2º Um Dia de Cão (1975)
Vou ser bem sincero. Acho que é
em Um Dia de Cão que vemos a maior atuação da carreira de Al Pacino. E uma das
mais expressivas do cinema moderno. Na pele de um assaltante de banco humano e
carismático, o então jovem astro em potencial nos presenteia com algo singular.
Mais do que um filme de assalto tradicional, Um Dia de Cão reflete sobre a
urbanidade libertária dos anos 1970 com entusiasmo e realismo. Sidney Lumet
encontra num roubo malsucedido a oportunidade para tecer comentários bem mais
profundos sobre a realidade dos seus personagens, um casal gay disposto a
conseguir o dinheiro para uma cirurgia de troca de sexo. Ao lado do igualmente
estrondoso John Cazale, Pacino surge como um fio desencapado em cena, flutuando
pelo set com um misto de inocência, inconsequência e adrenalina. O resultado é
uma obra poderosa, rica e ainda hoje desconcertante.
1º Trilogia O Poderoso Chefão
(1972-1990)
O primeiro lugar desta lista,
porém, não poderia pertencer a outro filme. Ou melhor, outra trilogia. Michael
Corleone é o tipo de personagem que dez entre dez atores gostariam de
interpretar. Poucos, bem poucos, no entanto, teriam bagagem para isso.
Escolhido a dedo por Francis Ford Coppola, o diretor ameaçou abandonar o
projeto em função da resistência dos executivos da Paramount em aceitar a
escalação do inexperiente ator, Pacino mergulhou nas emoções do seu rico
personagem numa das trajetórias mais imprevisíveis da história da Sétima Arte.

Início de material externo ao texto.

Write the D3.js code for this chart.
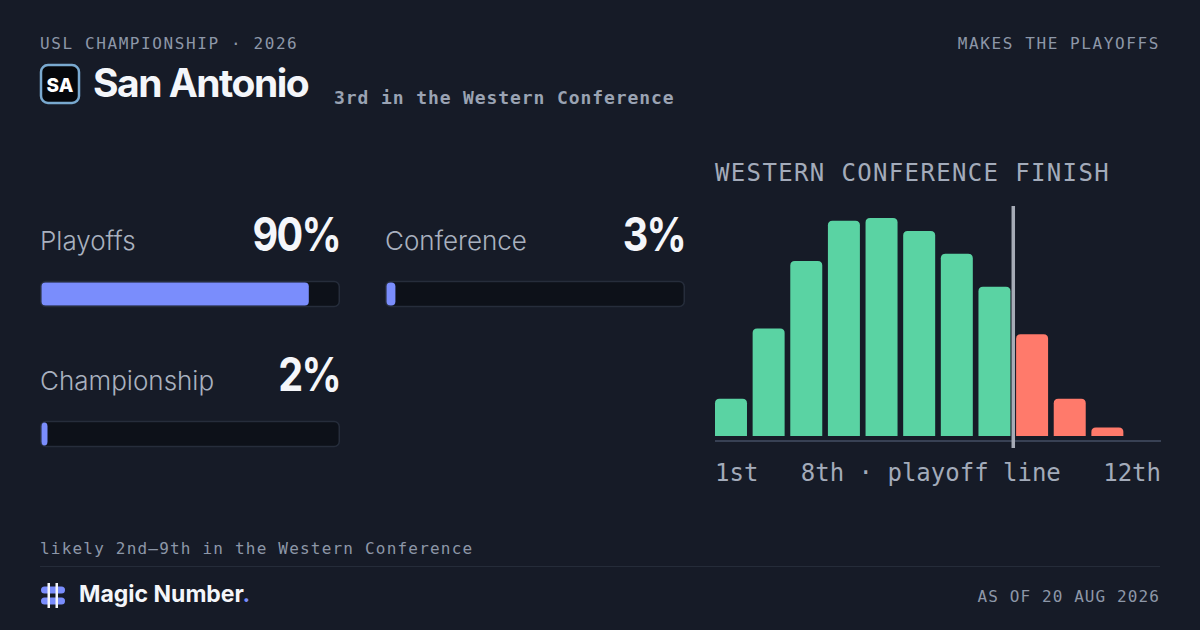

Com base no fantástico texto de Mario Puzzo, Coppola encontrou na timidez
intensa de Pacino a combinação perdida para a construção de uma jornada de
corrupção moral. A história do íntegro militar obrigado a assumir o comando da
sua “família” segue insuperável. O filme de máfia definitivo.
Menções Honrosas
- O Último Ato (2014)
Al Pacino dá um show na pele de
um ator decadente disposto a resgatar a inspiração perdida num relacionamento
tóxico e perigoso. Um dos títulos mais subestimados da sua carreira.
- Phil Spector (2013)
Telefilme da HBO permite que Al
Pacino capture o misto de histrionismo, vaidade e persuasão de um popular produtor
acusado de assassinato. Um prato cheio para quem gosta de ver Pacino explodindo
em cena.
- O Informante (1999)
Michael Mann e Al Pacino se
reúnem mais uma vez numa crítica poderosa sobre o corporativismo das grandes
indústrias.
- Um Domingo Qualquer (1999)
Um olhar ácido sobre os
bastidores das grandes ligas esportivas norte-americanas impulsionado pela
gigante presença de Al Pacino como um técnico ferrenho e resiliente.
- O Sucesso a Qualquer Preço
(1992)
Al Pacino lidera um elenco de
peso num relato provocante sobre o instável mercado imobiliário.
- Não Olhe Para Trás (2015)
Os altos e baixos do mundo da
música é investigado numa obra sensível e comovente.